Yeah, I’ll just say it: I don’t understand all the fuss. Does it improve performance in area XYZ? Well yes, of course. It’s a computer. You have put a smaller computer in charge of a specialized group of functions so that your CPU does not have to do those functions. It would be like going nuts over a GPU. Yes, of course the GPU is going to GPU so the CPU does not have to. And no, ZFS was not run on not a server, it was run on the computer that is the DPU. Some of them throw down 200W+ (not including pcie passthrough). Well, I think that is a correct high number, NVIDIA actually publishes all of the specs EXCEPT the power usage. You have to go sign into the customer portal to get those. I kid you not, look: https://docs.nvidia.com/networking/display/BlueField2DPUENUG/Specifications
I mean, I know there has never been a computer of 200W that has ever been able to run ZFS with ECC memory……….atom. And as your article does show, as usual, it is not that you can put another computer somewhere, its putting it there and getting it to do what you want and talk with the computer playing host to it. So great. Its an comp-ccelerator. It can offload my OVS, cool. Also there is a certain always around the corner about so much these days. The future, great (maybe?), but if something is always around the corner, its not being used for anything they told us Sapphire Rapids was good for. Bazinga! Intel joke. AMD handed Zen 1 to China for a quick buck. AMD joke. All is balanced.
The article states all VM were provisioned the same, but then doesn’t go on to provide details or at least details I could find. Was the test sensitive to how many virtual CPUs and RAM was assigned to each VM? What are the details of the VM?
Hi Eric – We had screenshots of the VMs on Page 2 so my thought was folks could see the 8 vCPU/ 16GB configuration there.
Thanks for the quick reply. I was reading the article on my mobile phone. The screen images are blurry unless one clicks on an image and then pinches to zoom. I see the configuration now.
Thanks for the detailed analysis.
I wonder how close you could get to these figures using DPDK in Proxmox instead of using a DPU. The DPU performance difference while nice is not as big as I would have expected. Afaik AWS mentioned latency decreases and bandwidth uplift of 50% when initially switching to their Nitro architecture.
What was the power consumption of the BF2?
AMD committed something akin to treason, and someone lied to you about something something Intel. Run Along – you are not the target audience for this now deprecated DPU nor for anything in the server realm.
This the previous gen card – the Bluefield 3 (400Gb/s) offers better performance.
No SPR servers to review (I have 13 dual SPR 1U servers) – no modern DPU to review, no DGX A100 or DGX H100 to review – yet all of those are in my datacenter…
If Patrick had actual journalistic skills and a site that attracts more than a couple dozen people I would let him review the equipment I have.
Ha!
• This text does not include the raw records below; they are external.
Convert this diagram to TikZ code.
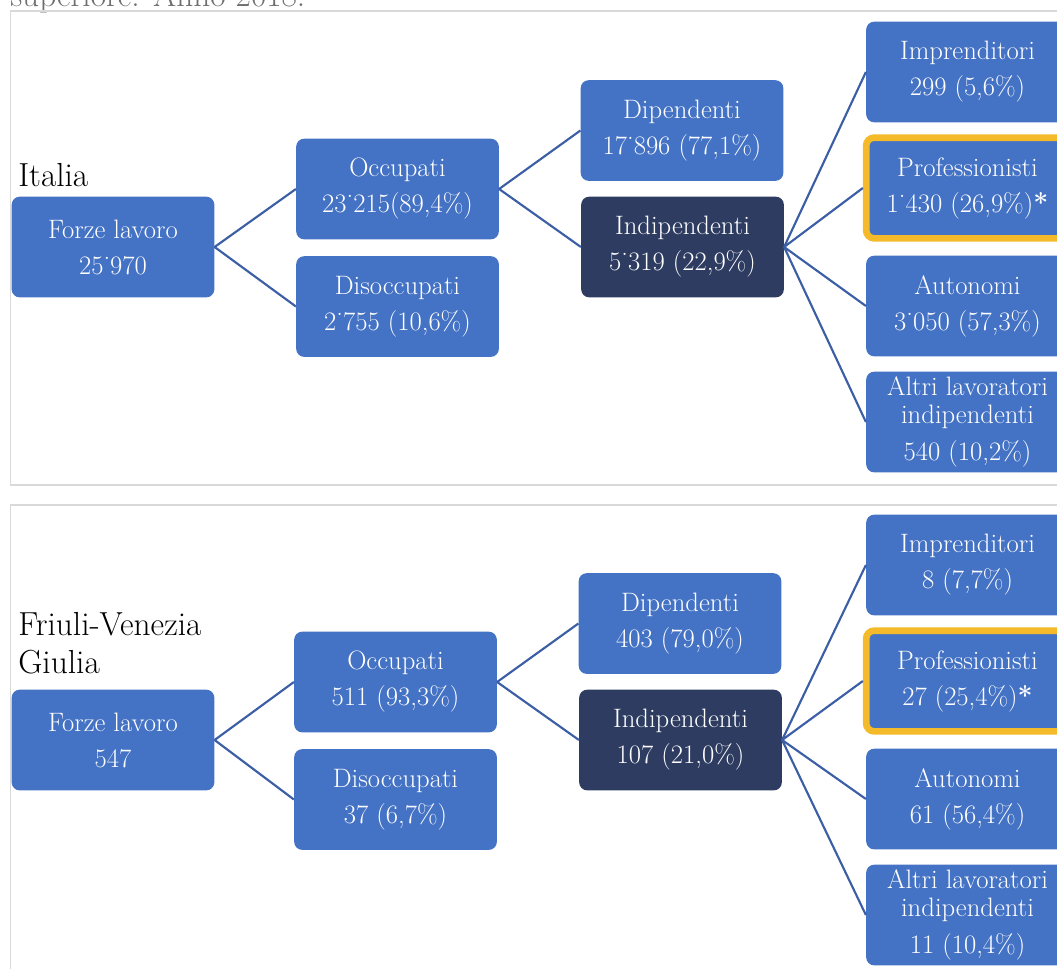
\documentclass[tikz,border=0pt]{standalone}
\usepackage{tikz}
\definecolor{boxblue}{RGB}{68,114,196}
\definecolor{boxdark}{RGB}{46,60,97}
\definecolor{linkblue}{RGB}{60,94,165}
\definecolor{hiyellow}{RGB}{244,186,42}
\definecolor{framegray}{RGB}{217,217,217}
\definecolor{titlegray}{RGB}{110,110,110}
\tikzset{
  cell/.style={rectangle, rounded corners=6pt, fill=boxblue, text=white,
    minimum width=152pt, minimum height=75.5pt, inner sep=0pt, align=center,
    font=\fontsize{20}{27}\selectfont},
  darkcell/.style={cell, fill=boxdark},
  hicell/.style={cell, draw=hiyellow, line width=5pt},
  link/.style={draw=linkblue, line width=1.6pt},
  panel/.style={draw=framegray, line width=1.2pt},
  region/.style={anchor=base west, inner sep=0pt, font=\fontsize{25}{28.5}\selectfont, align=left}
}
\begin{document}
\begin{tikzpicture}[x=0.75pt,y=-0.75pt]
\useasboundingbox (0,0) rectangle (1057,968);
\clip (0,0) rectangle (1057,968);
\fill[white] (0,0) rectangle (1057,968);
% title (cut off at top, as in the source)
\node[region, text=titlegray] (title) at (10,6) {superiore. Anno 2018.};
% panels
\draw[panel] (10.5,11) rectangle (1075,485);
\draw[panel] (10.5,505) rectangle (1075,990);
% ---------- Italia ----------
\node[region] (lblIt) at (18,186) {Italia};
\node[cell] (F1) at (113,247) {Forze lavoro\\25˙970};
\node[cell] (O1) at (397.5,189) {Occupati\\23˙215(89,4\%)};
\node[cell] (D1) at (397.5,306.5) {Disoccupati\\2˙755 (10,6\%)};
\node[cell] (Dip1) at (682,130.5) {Dipendenti\\17˙896 (77,1\%)};
\node[darkcell] (Ind1) at (682.5,247) {Indipendenti\\5˙319 (22,9\%)};
\node[cell] (Imp1) at (967.5,72) {Imprenditori\\299 (5,6\%)};
\node[hicell] (Pro1) at (967.5,188) {Professionisti\\1˙430 (26,9\%)\textbf{*}};
\node[cell] (Aut1) at (967.5,306) {Autonomi\\3˙050 (57,3\%)};
\node[cell] (Alt1) at (967.5,422) {Altri lavoratori\\[-6pt]indipendenti\\[1pt]540 (10,2\%)};
\draw[link] (F1.east) -- (O1.west);
\draw[link] (F1.east) -- (D1.west);
\draw[link] (O1.east) -- (Dip1.west);
\draw[link] (O1.east) -- (Ind1.west);
\draw[link] (Ind1.east) -- (Imp1.west);
\draw[link] (Ind1.east) -- (Pro1.west);
\draw[link] (Ind1.east) -- (Aut1.west);
\draw[link] (Ind1.east) -- (Alt1.west);
% ---------- Friuli-Venezia Giulia ----------
\node[region] (lblFvg) at (18,673) {Friuli-Venezia\\Giulia};
\node[cell] (F2) at (113,740) {Forze lavoro\\547};
\node[cell] (O2) at (395.5,682) {Occupati\\511 (93,3\%)};
\node[cell] (D2) at (395.5,799.5) {Disoccupati\\37 (6,7\%)};
\node[cell] (Dip2) at (680,623.5) {Dipendenti\\403 (79,0\%)};
\node[darkcell] (Ind2) at (680.5,740) {Indipendenti\\107 (21,0\%)};
\node[cell] (Imp2) at (967.5,565) {Imprenditori\\8 (7,7\%)};
\node[hicell] (Pro2) at (967.5,681) {Professionisti\\27 (25,4\%)\textbf{*}};
\node[cell] (Aut2) at (967.5,799) {Autonomi\\61 (56,4\%)};
\node[cell] (Alt2) at (967.5,915) {Altri lavoratori\\[-6pt]indipendenti\\[1pt]11 (10,4\%)};
\draw[link] (F2.east) -- (O2.west);
\draw[link] (F2.east) -- (D2.west);
\draw[link] (O2.east) -- (Dip2.west);
\draw[link] (O2.east) -- (Ind2.west);
\draw[link] (Ind2.east) -- (Imp2.west);
\draw[link] (Ind2.east) -- (Pro2.west);
\draw[link] (Ind2.east) -- (Aut2.west);
\draw[link] (Ind2.east) -- (Alt2.west);
\end{tikzpicture}
\end{document}
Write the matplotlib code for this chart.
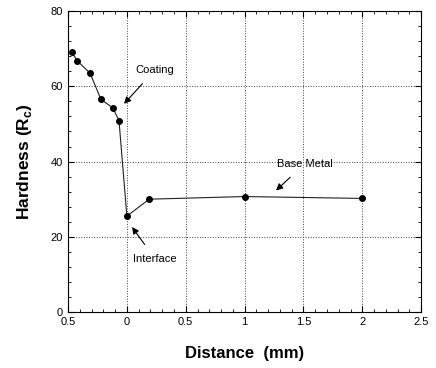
import numpy as np
import matplotlib.pyplot as plt
from matplotlib.ticker import MultipleLocator

# hardness profile across coating / interface / base metal
dist = [-0.466, -0.42, -0.313, -0.22, -0.12, -0.067, 0.0, 0.19, 1.0, 2.0]
hard = [69.0, 66.7, 63.5, 56.5, 54.3, 50.9, 25.5, 30.0, 30.7, 30.2]

xticks = [-0.5, 0, 0.5, 1, 1.5, 2, 2.5]
xticklabels = ['0.5', '0', '0.5', '1', '1.5', '2', '2.5']
yticks = [0, 20, 40, 60, 80]

plt.rcParams['font.family'] = ['Liberation Sans', 'DejaVu Sans']

fig = plt.figure(figsize=(4.36, 3.68), dpi=100)
ax = fig.add_axes([0.156, 0.152, 0.81, 0.818])

ax.plot(dist, hard, '-', color='#222222', lw=0.8)
ax.plot(dist, hard, 'o', color='black', ms=4)

ax.set_xlim(-0.5, 2.5)
ax.set_ylim(0, 80)
ax.set_xticks(xticks)
ax.set_xticklabels(xticklabels)
ax.set_yticks(yticks)
ax.xaxis.set_minor_locator(MultipleLocator(0.1))
ax.yaxis.set_minor_locator(MultipleLocator(4))
ax.tick_params(which='both', direction='in', top=True, right=True, labelsize=8)
ax.tick_params(which='major', length=4)
ax.tick_params(which='minor', length=2)
ax.grid(True, which='major', ls=':', color='#444444', lw=0.7)

ax.set_xlabel('Distance  (mm)', fontsize=12, fontweight='bold', labelpad=14)
ax.set_ylabel('Hardness (R$_\\mathregular{c}$)', fontsize=12.5, fontweight='bold', labelpad=12)

arrow = dict(arrowstyle='-|>', color='black', lw=0.8, mutation_scale=10)
ax.annotate('Coating', xy=(-0.04, 54.8), xytext=(0.24, 64.4), fontsize=8,
            ha='center', va='center', arrowprops=dict(arrow, shrinkA=6))
ax.annotate('Base Metal', xy=(1.25, 31.8), xytext=(1.51, 39.4), fontsize=8,
            ha='center', va='center', arrowprops=dict(arrow, shrinkA=6))
ax.annotate('Interface', xy=(0.03, 23.2), xytext=(0.24, 14.1), fontsize=8,
            ha='center', va='center', arrowprops=dict(arrow, shrinkA=6))

plt.savefig('out.png', dpi=100)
This DA troll. You’re realizing at some point they’ve got 130K subs on YT and they’re getting tens of thousands of views per video, not posting anywhere near as much on here. Based on their old Alexa rank they’re 3-5M pv/ month so that’s like 100k pv/ article.
13 SPR servers is small. We’re at thousands deployed in just the last 4 weeks and we’re looking at Pensando or BlueField for our VMware clusters going forward.
Go troll somewhere else.
DA I strongly suspect that better hardware performance is not the missing key but that the virtualization implementation is less than optimal. We already have numbers of DPU to DPU traffic running directly on the cards and those are much better than the VM level differences.
Right now, only a select number of cards are supported by VMware. These are the fastest BlueField-2 DPUs supported. BlueField-3’s will be, but not yet.
To be fair to DA – we do only get a several dozen people per minute on the main site.